Although Duquesnoy was Walloon, in Rome, he was called Il Fiammingo by the Italians, and François Flamand by the French. His father, Jerome I Duquesnoy, was the court sculptor to Archduke Albert, governor of the Low Countries, and Archduchess Isabella and sculptor of the Manneken Pis fountain in Brussels, of 1619. Some of Francois' early work in Brussels attracted the notice of the Archduke, who gave him the wherewithal to study in Rome, where he would spend his whole career.

According to early biographers, when Duquesnoy arrived in Rome in 1618, he studied antique sculpture in detail, climbing over the equestrian Marcus Aurelius to determine how it was cast, or making a pilgrimage to the shrine of Diana at Lake Nemi. In 1624, Nicolas Poussin, who shared his classicizing emotionally-detached manner of depiction, arrived in Rome, and the two foreign artists lodged together.
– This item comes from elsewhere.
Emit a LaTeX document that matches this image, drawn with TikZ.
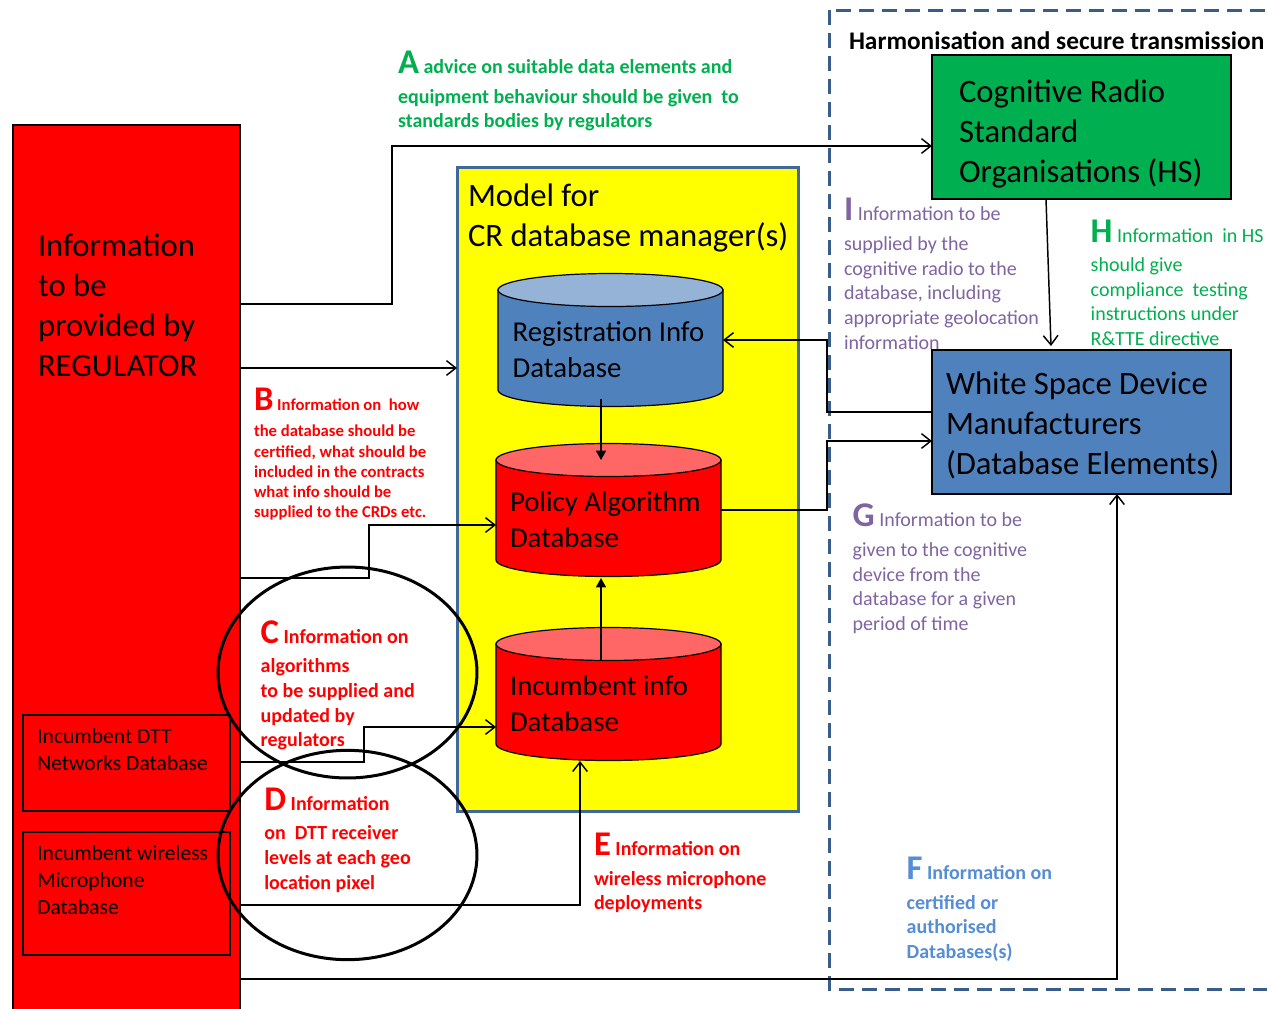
\documentclass[tikz,border=0pt]{standalone}
\usepackage{fontspec}
\setmainfont{Carlito}
\usetikzlibrary{arrows.meta,calc}
\definecolor{regred}{HTML}{FF0000}
\definecolor{topred}{HTML}{FF6666}
\definecolor{dbblue}{HTML}{4F81BD}
\definecolor{topblue}{HTML}{95B3D7}
\definecolor{hsgreen}{HTML}{00B050}
\definecolor{ylw}{HTML}{FFFF00}
\definecolor{frameblue}{HTML}{41689A}
\definecolor{dashblue}{HTML}{385D8A}
\definecolor{txtgreen}{HTML}{00B050}
\definecolor{txtpurple}{HTML}{8064A2}
\definecolor{txtblue}{HTML}{558ED5}
\newcommand\ml[1]{\begin{tabular}[t]{@{}l@{}}#1\end{tabular}}
\newcommand\bigL[2]{{\fontsize{#1}{#1}\selectfont\bfseries #2}}
\newcommand\dbcyl[5]{%
  \filldraw[fill=#4, draw=black, line width=0.9pt] ({#1-112.5},#2) -- ({#1-112.5},#3)
    arc[start angle=180, end angle=360, x radius=84.375pt, y radius=12.375pt] -- ({#1+112.5},#2) -- cycle;
  \filldraw[fill=#5, draw=black, line width=0.9pt] (#1,#2) ellipse[x radius=84.375pt, y radius=12.375pt];}
\begin{document}
\begin{tikzpicture}[x=0.75pt,y=-0.75pt,
  box/.style={rectangle, draw=black, outer sep=0pt, inner sep=0pt},
  area/.style={rectangle, outer sep=0pt, inner sep=0pt, minimum width=168.75pt, minimum height=100.5pt},
  con/.style={line width=1.1pt, -{Straight Barb[length=7pt,width=11pt]}},
  fcon/.style={line width=1.1pt, -{Triangle[length=7pt,width=7.5pt]}},
  txt/.style={anchor=base west, inner sep=0pt, outer sep=0pt},
  bigtxt/.style={txt, font=\fontsize{24.5}{30.2}\selectfont},
  cyltxt/.style={txt, font=\fontsize{21.6}{27}\selectfont},
  smalltxt/.style={txt, font=\fontsize{16.2}{20.4}\selectfont},
  lblbold/.style={txt, font=\fontsize{15}{18.5}\selectfont\bfseries},
  lblreg/.style={txt, font=\fontsize{15}{18.5}\selectfont}]
\clip (0,0) rectangle (1267,1008);
\fill[white] (0,0) rectangle (1267,1008);

% dashed harmonisation frame
\draw[dashblue, line width=2.25pt, dash pattern=on 11.25pt off 6pt] (829,10) rectangle (1310,989);
\node[txt, font=\fontsize{19}{22}\selectfont\bfseries] (harm) at (849,49.5) {Harmonisation and secure transmission};

% regulator column
\node[box, fill=regred, line width=1.5pt, minimum width=170.25pt, minimum height=671.25pt] (regulator) at (126.5,572.5) {};
\node[bigtxt] (regtxt) at (38,256) {\ml{Information\\to be\\provided by\\REGULATOR}};
\node[box, fill=regred, line width=1.1pt, minimum width=155.25pt, minimum height=72pt] (dtt) at (126.5,763) {};
\node[smalltxt] (dtttxt) at (37.3,743.3) {\ml{Incumbent DTT\\Networks Database}};
\node[box, fill=regred, line width=1.1pt, minimum width=155.25pt, minimum height=92.25pt] (mic) at (126.5,893.5) {};
\node[smalltxt] (mictxt) at (37.3,860) {\ml{Incumbent wireless\\Microphone\\Database}};

% model box
\node[box, draw=frameblue, fill=ylw, line width=2.25pt, minimum width=255.75pt, minimum height=483pt] (model) at (627.5,489) {};
\node[bigtxt] (modeltxt) at (468,206) {\ml{Model for\\CR database manager(s)}};

% cylinders
\dbcyl{610.5}{290}{390}{dbblue}{topblue}
\dbcyl{608.5}{460}{560}{regred}{topred}
\dbcyl{608.5}{644}{744}{regred}{topred}
\node[area] (reg) at (610.5,340) {};
\node[area] (pol) at (608.5,510) {};
\node[area] (inc) at (608.5,694) {};
\node[cyltxt] (regt) at (512.7,341) {\ml{Registration Info\\Database}};
\node[cyltxt] (polt) at (510,511) {\ml{Policy Algorithm\\Database}};
\node[cyltxt] (inct) at (510,695) {\ml{Incumbent info\\Database}};

% right boxes
\node[box, fill=hsgreen, line width=1.5pt, minimum width=224.25pt, minimum height=108pt] (hs) at (1081.5,127) {};
\node[bigtxt] (hstxt) at (959,102) {\ml{Cognitive Radio\\Standard\\Organisations (HS)}};
\node[box, fill=dbblue, line width=1.6pt, minimum width=224.25pt, minimum height=108pt] (wsd) at (1081.5,422) {};
\node[bigtxt] (wsdtxt) at (946,394) {\ml{White Space Device\\Manufacturers\\(Database Elements)}};

% ellipses
\draw[line width=2.25pt] (347.5,672.5) ellipse[x radius=97.1pt, y radius=79.1pt];
\draw[line width=2.25pt] (347.5,855) ellipse[x radius=97.1pt, y radius=78.5pt];

% connectors
\draw[con] ($(regulator.north east)+(0,179)$) -- (392,304) -- (392,146) -- ($(hs.north west)+(0,91)$);
\draw[con] ($(regulator.north east)+(0,243)$) -- ($(model.north west)+(0,201)$);
\draw[con] ($(regulator.north east)+(0,453)$) -- (369,578) -- (369,525) -- ($(pol.north west)+(0,82)$);
\draw[con] ($(regulator.north east)+(0,637)$) -- (364,762) -- (364,727) -- ($(inc.north west)+(0,100)$);
\draw[con] ($(regulator.north east)+(0,780)$) -- (580,905) -- ($(inc.south)+(-28.5,0)$);
\draw[con] ($(regulator.north east)+(0,854)$) -- (1117,979) -- ($(wsd.south)+(35.5,0)$);
\draw[con] ($(wsd.north west)+(0,62)$) -- (827,412) -- (827,340) -- (reg.east);
\draw[con] (pol.east) -- (827,510) -- (827,441) -- ($(wsd.north west)+(0,91)$);
\draw[con] ($(hs.south)+(-35.5,0)$) -- ($(wsd.north)+(-30.5,-4)$);
\draw[fcon] ($(reg.south)+(-9.5,-8)$) -- ($(pol.north)+(-7.5,17)$);
\draw[fcon] ($(inc.north)+(-7.5,34)$) -- ($(pol.south)+(-7.5,1)$);

% labels
\node[lblbold, text=txtgreen] (labA) at (398,73) {\ml{\bigL{26}{A} advice on suitable data elements and\\[4pt] equipment behaviour should be given\ \ to\\ standards bodies by regulators}};
\node[lblbold, text=regred, font=\fontsize{12.5}{15.2}\selectfont\bfseries] (labB) at (254,410.5) {\ml{\bigL{26}{B} Information on\ \ how\\[4.5pt] the database should be\\ certified, what should be\\ included in the contracts\\ what info should be\\ supplied to the CRDs etc.}};
\node[lblbold, text=regred] (labC) at (260.7,643.5) {\ml{\bigL{26}{C} Information on\\[3.5pt] algorithms\\ to be supplied and\\ updated by\\ regulators}};
\node[lblbold, text=regred] (labD) at (264.3,810.5) {\ml{\bigL{26}{D} Information\\[3.5pt] on\ \ DTT receiver\\ levels at each geo\\ location pixel}};
\node[lblbold, text=regred] (labE) at (594,855.3) {\ml{\bigL{26}{E} Information on\\[4pt] wireless microphone\\ deployments}};
\node[lblbold, text=txtblue] (labF) at (906.7,879.3) {\ml{\bigL{26}{F} Information on\\[4pt] certified or\\ authorised\\ Databases(s)}};
\node[lblreg, text=txtpurple] (labG) at (852.7,526.5) {\ml{\bigL{26}{G} Information to be\\[4pt] given to the cognitive\\ device from the\\ database for a given\\ period of time}};
\node[lblreg, text=txtgreen] (labH) at (1090.7,242) {\ml{\bigL{26}{H} Information\ \ in HS\\[3.5pt] should give\\ compliance\ \ testing\\ instructions under\\ R\&TTE directive}};
\node[lblreg, text=txtpurple] (labI) at (844,220.5) {\ml{\bigL{26}{I} Information to be\\[4pt] supplied by the\\ cognitive radio to the\\ database, including\\ appropriate geolocation\\ information}};
\end{tikzpicture}
\end{document}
Both moved in the circle of patronage of Cassiano dal Pozzo. They developed a canon of ideal expressive figures, counter to the theatrical baroque of Bernini. Contemporary critics, like Giovanni Bellori, in Lives of the Modern Painters, Sculptors and Architects from 1672, hailed Duquesnoy's art as restoring contemporary sculpture to quality of antique Roman sculpture. Bellori said that with his Santa Susanna, Duquesnoy "had left to modern sculptors the example for statues of clothed figures, making him more than the equal of the best ancient sculptors...."[1].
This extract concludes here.